## What is expected:
Write out again, exactly as they appear, the lines from the line with "Convert this chart to Apache ECharts code." through the line with "94.9, 104.5, 166.0];". Do not include any pictures.

## Excerpted data:
* begin *
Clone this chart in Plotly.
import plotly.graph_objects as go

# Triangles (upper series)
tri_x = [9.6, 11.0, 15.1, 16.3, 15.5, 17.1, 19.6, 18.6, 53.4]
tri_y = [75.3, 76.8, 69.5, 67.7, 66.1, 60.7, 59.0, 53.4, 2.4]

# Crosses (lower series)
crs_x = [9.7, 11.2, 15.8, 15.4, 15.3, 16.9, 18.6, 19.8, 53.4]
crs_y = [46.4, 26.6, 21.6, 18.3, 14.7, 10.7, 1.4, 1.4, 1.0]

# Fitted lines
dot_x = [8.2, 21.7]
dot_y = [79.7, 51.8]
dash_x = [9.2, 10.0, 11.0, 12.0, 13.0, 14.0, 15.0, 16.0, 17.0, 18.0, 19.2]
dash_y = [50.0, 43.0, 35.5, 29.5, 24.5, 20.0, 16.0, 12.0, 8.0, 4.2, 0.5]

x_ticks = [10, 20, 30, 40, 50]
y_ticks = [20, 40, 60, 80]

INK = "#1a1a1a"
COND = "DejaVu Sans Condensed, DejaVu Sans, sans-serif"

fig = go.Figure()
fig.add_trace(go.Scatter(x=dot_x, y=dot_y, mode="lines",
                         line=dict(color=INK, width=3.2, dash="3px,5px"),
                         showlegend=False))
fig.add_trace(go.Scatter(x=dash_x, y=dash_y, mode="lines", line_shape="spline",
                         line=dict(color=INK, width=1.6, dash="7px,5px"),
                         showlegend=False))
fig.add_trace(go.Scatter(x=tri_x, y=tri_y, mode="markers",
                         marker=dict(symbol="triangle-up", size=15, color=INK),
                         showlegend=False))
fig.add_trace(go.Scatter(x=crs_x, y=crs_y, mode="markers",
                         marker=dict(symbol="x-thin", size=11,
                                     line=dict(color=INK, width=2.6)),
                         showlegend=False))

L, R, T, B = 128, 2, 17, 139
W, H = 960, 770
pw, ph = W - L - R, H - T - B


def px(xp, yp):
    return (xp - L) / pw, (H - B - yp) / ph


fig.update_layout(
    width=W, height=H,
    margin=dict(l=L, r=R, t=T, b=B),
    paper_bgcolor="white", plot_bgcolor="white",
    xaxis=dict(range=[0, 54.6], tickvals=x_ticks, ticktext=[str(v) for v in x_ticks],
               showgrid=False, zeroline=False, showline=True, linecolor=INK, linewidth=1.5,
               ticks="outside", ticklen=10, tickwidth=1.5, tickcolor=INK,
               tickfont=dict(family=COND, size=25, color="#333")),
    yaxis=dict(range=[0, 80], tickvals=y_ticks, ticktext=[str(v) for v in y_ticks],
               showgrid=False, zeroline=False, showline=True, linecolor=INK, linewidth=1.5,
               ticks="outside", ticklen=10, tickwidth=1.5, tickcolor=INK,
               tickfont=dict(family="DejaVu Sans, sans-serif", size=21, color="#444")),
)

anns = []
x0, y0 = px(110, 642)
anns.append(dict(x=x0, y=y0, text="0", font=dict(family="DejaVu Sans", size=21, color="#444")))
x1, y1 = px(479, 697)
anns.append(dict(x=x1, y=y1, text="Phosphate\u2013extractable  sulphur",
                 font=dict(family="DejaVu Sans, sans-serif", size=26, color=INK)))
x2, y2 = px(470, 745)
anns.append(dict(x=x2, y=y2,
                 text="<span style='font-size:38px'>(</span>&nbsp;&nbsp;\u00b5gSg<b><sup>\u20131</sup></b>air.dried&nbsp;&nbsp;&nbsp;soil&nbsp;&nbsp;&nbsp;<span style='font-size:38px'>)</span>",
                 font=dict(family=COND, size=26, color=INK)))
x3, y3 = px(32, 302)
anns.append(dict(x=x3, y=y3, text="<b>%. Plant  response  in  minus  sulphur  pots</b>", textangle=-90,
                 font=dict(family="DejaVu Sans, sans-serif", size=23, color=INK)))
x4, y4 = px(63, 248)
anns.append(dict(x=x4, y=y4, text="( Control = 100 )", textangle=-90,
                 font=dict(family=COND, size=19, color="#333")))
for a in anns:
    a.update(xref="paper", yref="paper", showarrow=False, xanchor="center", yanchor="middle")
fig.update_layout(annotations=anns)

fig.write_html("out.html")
* end *
* begin *
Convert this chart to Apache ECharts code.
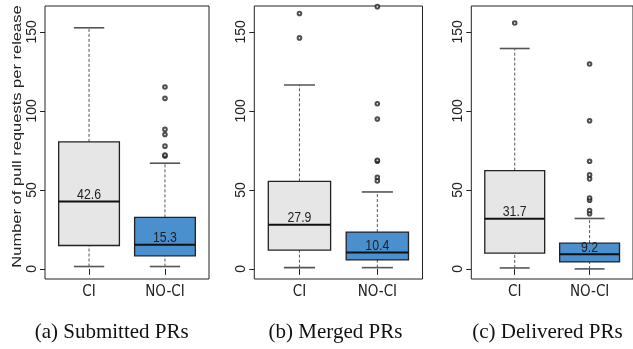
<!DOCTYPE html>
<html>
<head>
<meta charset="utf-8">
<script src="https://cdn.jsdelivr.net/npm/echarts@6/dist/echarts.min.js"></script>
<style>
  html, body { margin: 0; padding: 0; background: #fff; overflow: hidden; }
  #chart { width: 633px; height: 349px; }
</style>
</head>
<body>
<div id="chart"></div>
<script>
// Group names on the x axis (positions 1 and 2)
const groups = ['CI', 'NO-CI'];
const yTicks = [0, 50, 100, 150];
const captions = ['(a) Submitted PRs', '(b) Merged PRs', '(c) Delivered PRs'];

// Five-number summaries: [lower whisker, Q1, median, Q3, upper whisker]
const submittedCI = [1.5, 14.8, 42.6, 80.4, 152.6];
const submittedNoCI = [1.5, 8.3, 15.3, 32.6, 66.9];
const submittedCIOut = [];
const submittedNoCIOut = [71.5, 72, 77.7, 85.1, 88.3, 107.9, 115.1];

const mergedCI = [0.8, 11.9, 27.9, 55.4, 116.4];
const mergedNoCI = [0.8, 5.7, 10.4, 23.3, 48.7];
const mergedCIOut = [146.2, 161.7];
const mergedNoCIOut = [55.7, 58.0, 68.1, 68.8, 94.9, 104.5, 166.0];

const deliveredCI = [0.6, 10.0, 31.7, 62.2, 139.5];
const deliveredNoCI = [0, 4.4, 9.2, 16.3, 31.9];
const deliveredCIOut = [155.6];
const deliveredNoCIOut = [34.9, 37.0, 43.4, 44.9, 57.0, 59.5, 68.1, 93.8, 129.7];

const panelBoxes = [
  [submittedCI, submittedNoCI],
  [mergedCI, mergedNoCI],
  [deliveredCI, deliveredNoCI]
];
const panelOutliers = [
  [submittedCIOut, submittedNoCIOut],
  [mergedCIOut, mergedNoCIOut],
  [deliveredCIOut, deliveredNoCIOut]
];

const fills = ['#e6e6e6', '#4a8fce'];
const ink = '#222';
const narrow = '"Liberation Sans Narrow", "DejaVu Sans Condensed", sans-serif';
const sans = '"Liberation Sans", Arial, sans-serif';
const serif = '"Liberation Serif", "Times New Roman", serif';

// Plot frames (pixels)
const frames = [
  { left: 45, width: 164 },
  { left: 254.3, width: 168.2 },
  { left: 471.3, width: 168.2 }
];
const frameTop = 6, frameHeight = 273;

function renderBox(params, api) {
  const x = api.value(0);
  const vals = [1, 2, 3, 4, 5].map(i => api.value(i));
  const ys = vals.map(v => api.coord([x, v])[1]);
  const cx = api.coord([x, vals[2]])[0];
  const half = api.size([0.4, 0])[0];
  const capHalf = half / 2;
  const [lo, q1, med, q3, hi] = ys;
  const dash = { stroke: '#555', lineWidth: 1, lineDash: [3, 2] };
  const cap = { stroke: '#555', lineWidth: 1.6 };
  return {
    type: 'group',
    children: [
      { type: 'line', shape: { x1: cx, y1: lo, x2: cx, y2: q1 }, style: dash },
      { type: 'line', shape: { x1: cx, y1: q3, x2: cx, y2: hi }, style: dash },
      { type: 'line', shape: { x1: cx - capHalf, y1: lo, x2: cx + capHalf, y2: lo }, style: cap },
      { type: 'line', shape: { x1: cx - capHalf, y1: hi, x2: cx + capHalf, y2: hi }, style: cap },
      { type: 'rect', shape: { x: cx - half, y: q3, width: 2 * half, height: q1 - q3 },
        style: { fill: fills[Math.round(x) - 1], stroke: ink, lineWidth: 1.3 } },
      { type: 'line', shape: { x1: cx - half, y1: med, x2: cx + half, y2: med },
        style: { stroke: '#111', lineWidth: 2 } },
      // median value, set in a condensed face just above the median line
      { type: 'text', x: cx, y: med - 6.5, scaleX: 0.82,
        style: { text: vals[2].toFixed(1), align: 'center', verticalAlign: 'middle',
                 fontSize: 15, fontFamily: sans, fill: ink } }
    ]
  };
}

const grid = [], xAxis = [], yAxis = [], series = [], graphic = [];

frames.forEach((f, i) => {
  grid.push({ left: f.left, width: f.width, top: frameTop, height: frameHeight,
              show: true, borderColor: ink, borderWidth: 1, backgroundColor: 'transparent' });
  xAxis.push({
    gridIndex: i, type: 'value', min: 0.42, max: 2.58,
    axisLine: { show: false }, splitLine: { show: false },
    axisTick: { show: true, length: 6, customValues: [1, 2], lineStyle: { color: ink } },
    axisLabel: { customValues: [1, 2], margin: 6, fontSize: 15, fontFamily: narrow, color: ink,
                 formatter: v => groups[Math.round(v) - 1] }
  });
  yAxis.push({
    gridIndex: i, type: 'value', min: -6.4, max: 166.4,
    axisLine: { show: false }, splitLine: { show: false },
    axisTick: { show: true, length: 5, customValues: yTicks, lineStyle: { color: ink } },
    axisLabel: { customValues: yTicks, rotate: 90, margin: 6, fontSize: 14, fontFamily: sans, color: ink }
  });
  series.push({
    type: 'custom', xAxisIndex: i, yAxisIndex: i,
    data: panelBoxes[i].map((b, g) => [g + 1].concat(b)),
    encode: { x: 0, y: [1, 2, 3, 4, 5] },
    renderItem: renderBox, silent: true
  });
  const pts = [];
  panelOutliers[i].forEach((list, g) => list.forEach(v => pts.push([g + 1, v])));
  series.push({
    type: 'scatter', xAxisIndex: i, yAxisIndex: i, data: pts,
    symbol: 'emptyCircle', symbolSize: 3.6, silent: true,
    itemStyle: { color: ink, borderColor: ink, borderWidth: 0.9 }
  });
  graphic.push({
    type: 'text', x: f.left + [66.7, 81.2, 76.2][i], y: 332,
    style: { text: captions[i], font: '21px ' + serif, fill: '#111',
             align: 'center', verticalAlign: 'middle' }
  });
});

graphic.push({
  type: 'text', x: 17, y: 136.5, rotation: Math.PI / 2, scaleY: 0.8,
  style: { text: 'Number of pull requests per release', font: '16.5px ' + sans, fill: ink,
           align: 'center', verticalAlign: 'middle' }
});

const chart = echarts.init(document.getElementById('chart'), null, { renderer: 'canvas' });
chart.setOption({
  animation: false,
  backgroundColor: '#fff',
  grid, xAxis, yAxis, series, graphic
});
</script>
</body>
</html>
* end *
* begin *
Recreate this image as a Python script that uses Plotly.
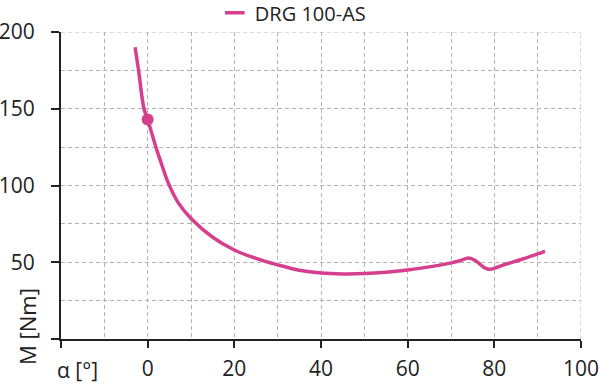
* end *
## The output:
Convert this chart to Apache ECharts code.
<!DOCTYPE html>
<html>
<head>
<meta charset="utf-8">
<script src="https://cdn.jsdelivr.net/npm/echarts@6/dist/echarts.min.js"></script>
<style>
  html, body { margin: 0; padding: 0; background: #fff; overflow: hidden; }
  #chart { width: 633px; height: 349px; }
</style>
</head>
<body>
<div id="chart"></div>
<script>
// Group names on the x axis (positions 1 and 2)
const groups = ['CI', 'NO-CI'];
const yTicks = [0, 50, 100, 150];
const captions = ['(a) Submitted PRs', '(b) Merged PRs', '(c) Delivered PRs'];

// Five-number summaries: [lower whisker, Q1, median, Q3, upper whisker]
const submittedCI = [1.5, 14.8, 42.6, 80.4, 152.6];
const submittedNoCI = [1.5, 8.3, 15.3, 32.6, 66.9];
const submittedCIOut = [];
const submittedNoCIOut = [71.5, 72, 77.7, 85.1, 88.3, 107.9, 115.1];

const mergedCI = [0.8, 11.9, 27.9, 55.4, 116.4];
const mergedNoCI = [0.8, 5.7, 10.4, 23.3, 48.7];
const mergedCIOut = [146.2, 161.7];
const mergedNoCIOut = [55.7, 58.0, 68.1, 68.8, 94.9, 104.5, 166.0];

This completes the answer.